• THE TASK:
Print word for word the first line of the listing below and every line after it, through the line with "0.15, 0.01, 0]". Leave out the pictures and the rest.

###

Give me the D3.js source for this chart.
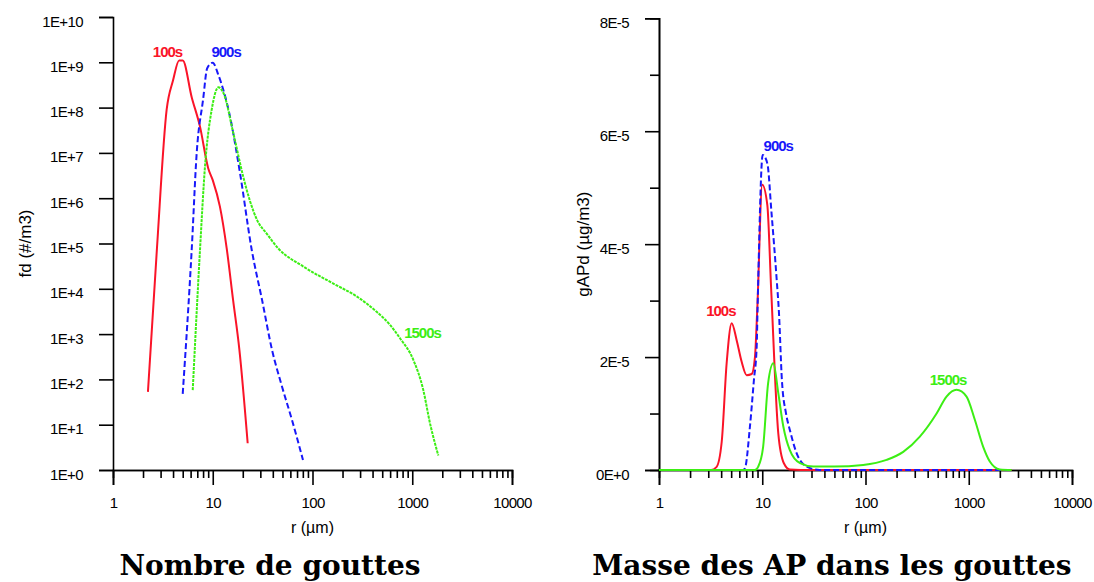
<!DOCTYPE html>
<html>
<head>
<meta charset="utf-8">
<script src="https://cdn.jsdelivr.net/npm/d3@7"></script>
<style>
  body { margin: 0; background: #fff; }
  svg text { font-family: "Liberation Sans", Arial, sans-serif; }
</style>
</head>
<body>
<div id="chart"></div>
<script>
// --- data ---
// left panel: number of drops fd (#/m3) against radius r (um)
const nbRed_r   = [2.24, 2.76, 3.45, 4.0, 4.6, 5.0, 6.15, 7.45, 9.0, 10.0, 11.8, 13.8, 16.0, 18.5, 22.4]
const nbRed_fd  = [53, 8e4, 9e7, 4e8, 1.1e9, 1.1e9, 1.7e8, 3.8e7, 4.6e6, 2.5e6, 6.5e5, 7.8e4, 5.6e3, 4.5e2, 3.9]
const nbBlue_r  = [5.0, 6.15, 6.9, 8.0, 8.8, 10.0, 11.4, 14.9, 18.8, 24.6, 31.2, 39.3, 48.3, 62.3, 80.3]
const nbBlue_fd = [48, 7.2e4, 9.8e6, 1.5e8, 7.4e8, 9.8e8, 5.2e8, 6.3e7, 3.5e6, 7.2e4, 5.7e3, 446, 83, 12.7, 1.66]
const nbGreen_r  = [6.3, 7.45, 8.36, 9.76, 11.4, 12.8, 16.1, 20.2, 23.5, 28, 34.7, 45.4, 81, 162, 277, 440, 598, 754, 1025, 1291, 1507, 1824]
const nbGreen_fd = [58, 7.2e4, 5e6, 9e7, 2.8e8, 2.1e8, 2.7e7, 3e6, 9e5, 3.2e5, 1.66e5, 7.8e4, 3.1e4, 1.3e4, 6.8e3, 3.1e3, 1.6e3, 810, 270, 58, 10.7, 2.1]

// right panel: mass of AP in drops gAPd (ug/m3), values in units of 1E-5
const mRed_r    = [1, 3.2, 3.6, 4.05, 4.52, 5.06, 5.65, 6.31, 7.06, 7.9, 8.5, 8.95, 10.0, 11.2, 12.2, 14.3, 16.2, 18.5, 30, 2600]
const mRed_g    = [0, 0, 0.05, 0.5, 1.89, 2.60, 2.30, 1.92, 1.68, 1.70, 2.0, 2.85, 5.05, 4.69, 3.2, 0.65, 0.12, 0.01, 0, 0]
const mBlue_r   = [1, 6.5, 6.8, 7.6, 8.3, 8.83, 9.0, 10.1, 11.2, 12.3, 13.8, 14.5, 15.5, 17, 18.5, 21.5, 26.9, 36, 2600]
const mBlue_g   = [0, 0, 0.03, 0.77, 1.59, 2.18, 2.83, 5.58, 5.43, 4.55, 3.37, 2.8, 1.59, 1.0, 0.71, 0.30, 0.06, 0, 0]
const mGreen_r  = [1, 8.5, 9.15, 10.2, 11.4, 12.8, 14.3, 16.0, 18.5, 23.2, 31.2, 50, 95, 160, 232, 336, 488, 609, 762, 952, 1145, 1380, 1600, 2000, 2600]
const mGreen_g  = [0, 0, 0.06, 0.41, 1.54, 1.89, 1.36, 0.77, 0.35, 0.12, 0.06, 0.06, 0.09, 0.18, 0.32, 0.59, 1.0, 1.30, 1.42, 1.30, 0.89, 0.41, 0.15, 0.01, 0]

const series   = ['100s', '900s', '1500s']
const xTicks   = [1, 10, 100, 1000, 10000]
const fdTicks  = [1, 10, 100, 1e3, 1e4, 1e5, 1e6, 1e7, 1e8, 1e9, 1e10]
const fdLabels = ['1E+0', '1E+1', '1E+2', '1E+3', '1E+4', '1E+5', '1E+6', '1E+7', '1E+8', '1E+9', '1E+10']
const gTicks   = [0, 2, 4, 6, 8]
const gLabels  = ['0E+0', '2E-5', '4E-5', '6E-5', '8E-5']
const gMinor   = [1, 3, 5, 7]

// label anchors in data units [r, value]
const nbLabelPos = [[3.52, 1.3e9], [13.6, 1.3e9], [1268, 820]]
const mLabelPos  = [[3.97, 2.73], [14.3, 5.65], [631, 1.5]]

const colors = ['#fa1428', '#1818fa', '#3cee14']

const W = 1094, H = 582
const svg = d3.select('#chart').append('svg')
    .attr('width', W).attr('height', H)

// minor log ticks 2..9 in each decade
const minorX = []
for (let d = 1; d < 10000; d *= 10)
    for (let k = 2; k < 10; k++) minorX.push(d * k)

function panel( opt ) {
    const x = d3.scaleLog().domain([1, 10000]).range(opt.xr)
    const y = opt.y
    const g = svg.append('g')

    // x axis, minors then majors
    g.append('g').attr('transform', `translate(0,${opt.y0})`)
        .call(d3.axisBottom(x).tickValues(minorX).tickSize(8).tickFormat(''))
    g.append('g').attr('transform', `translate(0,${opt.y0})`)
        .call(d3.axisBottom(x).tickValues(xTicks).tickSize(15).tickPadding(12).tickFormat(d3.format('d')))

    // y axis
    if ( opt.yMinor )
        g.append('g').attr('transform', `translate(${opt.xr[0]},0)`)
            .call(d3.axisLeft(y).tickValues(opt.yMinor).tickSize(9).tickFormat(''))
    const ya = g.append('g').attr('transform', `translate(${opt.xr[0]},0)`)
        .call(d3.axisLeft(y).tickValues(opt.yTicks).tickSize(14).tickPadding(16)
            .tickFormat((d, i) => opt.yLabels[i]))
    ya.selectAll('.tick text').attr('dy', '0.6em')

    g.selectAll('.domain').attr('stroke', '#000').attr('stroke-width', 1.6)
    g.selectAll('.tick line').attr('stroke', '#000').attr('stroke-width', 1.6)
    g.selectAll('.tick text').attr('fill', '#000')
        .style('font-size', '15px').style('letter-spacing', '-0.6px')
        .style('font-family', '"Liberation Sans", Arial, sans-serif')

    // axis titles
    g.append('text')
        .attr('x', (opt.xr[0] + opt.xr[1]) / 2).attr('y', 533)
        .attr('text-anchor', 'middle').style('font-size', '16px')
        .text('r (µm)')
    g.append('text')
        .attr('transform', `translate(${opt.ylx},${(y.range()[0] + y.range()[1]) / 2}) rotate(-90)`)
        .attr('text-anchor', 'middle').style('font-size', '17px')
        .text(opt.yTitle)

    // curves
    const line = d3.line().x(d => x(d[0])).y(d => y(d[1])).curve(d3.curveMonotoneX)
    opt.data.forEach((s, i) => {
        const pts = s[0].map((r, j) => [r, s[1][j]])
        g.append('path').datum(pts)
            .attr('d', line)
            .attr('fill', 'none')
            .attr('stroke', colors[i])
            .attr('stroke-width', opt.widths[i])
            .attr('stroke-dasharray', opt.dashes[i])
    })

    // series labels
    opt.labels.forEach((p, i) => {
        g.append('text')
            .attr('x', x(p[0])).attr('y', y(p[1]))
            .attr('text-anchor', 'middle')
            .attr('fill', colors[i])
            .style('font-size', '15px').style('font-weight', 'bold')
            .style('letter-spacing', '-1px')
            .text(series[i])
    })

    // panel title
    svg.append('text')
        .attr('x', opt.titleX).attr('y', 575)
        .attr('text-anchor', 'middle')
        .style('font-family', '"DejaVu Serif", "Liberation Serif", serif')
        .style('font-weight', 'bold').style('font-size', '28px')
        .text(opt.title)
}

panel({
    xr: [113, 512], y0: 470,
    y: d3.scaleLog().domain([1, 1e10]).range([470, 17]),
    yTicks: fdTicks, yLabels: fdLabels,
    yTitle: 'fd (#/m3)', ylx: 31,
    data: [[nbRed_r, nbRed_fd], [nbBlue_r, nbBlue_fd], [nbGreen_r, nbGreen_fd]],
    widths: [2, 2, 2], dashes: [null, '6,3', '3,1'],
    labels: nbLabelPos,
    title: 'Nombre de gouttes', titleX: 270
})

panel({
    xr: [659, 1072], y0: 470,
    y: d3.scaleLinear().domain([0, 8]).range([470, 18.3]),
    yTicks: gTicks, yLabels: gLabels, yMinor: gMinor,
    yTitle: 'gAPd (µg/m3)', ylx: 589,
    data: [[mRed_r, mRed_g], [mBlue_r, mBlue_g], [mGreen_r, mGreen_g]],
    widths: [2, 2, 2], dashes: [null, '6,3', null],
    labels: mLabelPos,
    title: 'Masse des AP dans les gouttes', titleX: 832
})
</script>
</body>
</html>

###

• WORKED SOLUTION:
Give me the D3.js source for this chart.
<!DOCTYPE html>
<html>
<head>
<meta charset="utf-8">
<script src="https://cdn.jsdelivr.net/npm/d3@7"></script>
<style>
  body { margin: 0; background: #fff; }
  svg text { font-family: "Liberation Sans", Arial, sans-serif; }
</style>
</head>
<body>
<div id="chart"></div>
<script>
// --- data ---
// left panel: number of drops fd (#/m3) against radius r (um)
const nbRed_r   = [2.24, 2.76, 3.45, 4.0, 4.6, 5.0, 6.15, 7.45, 9.0, 10.0, 11.8, 13.8, 16.0, 18.5, 22.4]
const nbRed_fd  = [53, 8e4, 9e7, 4e8, 1.1e9, 1.1e9, 1.7e8, 3.8e7, 4.6e6, 2.5e6, 6.5e5, 7.8e4, 5.6e3, 4.5e2, 3.9]
const nbBlue_r  = [5.0, 6.15, 6.9, 8.0, 8.8, 10.0, 11.4, 14.9, 18.8, 24.6, 31.2, 39.3, 48.3, 62.3, 80.3]
const nbBlue_fd = [48, 7.2e4, 9.8e6, 1.5e8, 7.4e8, 9.8e8, 5.2e8, 6.3e7, 3.5e6, 7.2e4, 5.7e3, 446, 83, 12.7, 1.66]
const nbGreen_r  = [6.3, 7.45, 8.36, 9.76, 11.4, 12.8, 16.1, 20.2, 23.5, 28, 34.7, 45.4, 81, 162, 277, 440, 598, 754, 1025, 1291, 1507, 1824]
const nbGreen_fd = [58, 7.2e4, 5e6, 9e7, 2.8e8, 2.1e8, 2.7e7, 3e6, 9e5, 3.2e5, 1.66e5, 7.8e4, 3.1e4, 1.3e4, 6.8e3, 3.1e3, 1.6e3, 810, 270, 58, 10.7, 2.1]

// right panel: mass of AP in drops gAPd (ug/m3), values in units of 1E-5
const mRed_r    = [1, 3.2, 3.6, 4.05, 4.52, 5.06, 5.65, 6.31, 7.06, 7.9, 8.5, 8.95, 10.0, 11.2, 12.2, 14.3, 16.2, 18.5, 30, 2600]
const mRed_g    = [0, 0, 0.05, 0.5, 1.89, 2.60, 2.30, 1.92, 1.68, 1.70, 2.0, 2.85, 5.05, 4.69, 3.2, 0.65, 0.12, 0.01, 0, 0]
const mBlue_r   = [1, 6.5, 6.8, 7.6, 8.3, 8.83, 9.0, 10.1, 11.2, 12.3, 13.8, 14.5, 15.5, 17, 18.5, 21.5, 26.9, 36, 2600]
const mBlue_g   = [0, 0, 0.03, 0.77, 1.59, 2.18, 2.83, 5.58, 5.43, 4.55, 3.37, 2.8, 1.59, 1.0, 0.71, 0.30, 0.06, 0, 0]
const mGreen_r  = [1, 8.5, 9.15, 10.2, 11.4, 12.8, 14.3, 16.0, 18.5, 23.2, 31.2, 50, 95, 160, 232, 336, 488, 609, 762, 952, 1145, 1380, 1600, 2000, 2600]
const mGreen_g  = [0, 0, 0.06, 0.41, 1.54, 1.89, 1.36, 0.77, 0.35, 0.12, 0.06, 0.06, 0.09, 0.18, 0.32, 0.59, 1.0, 1.30, 1.42, 1.30, 0.89, 0.41, 0.15, 0.01, 0]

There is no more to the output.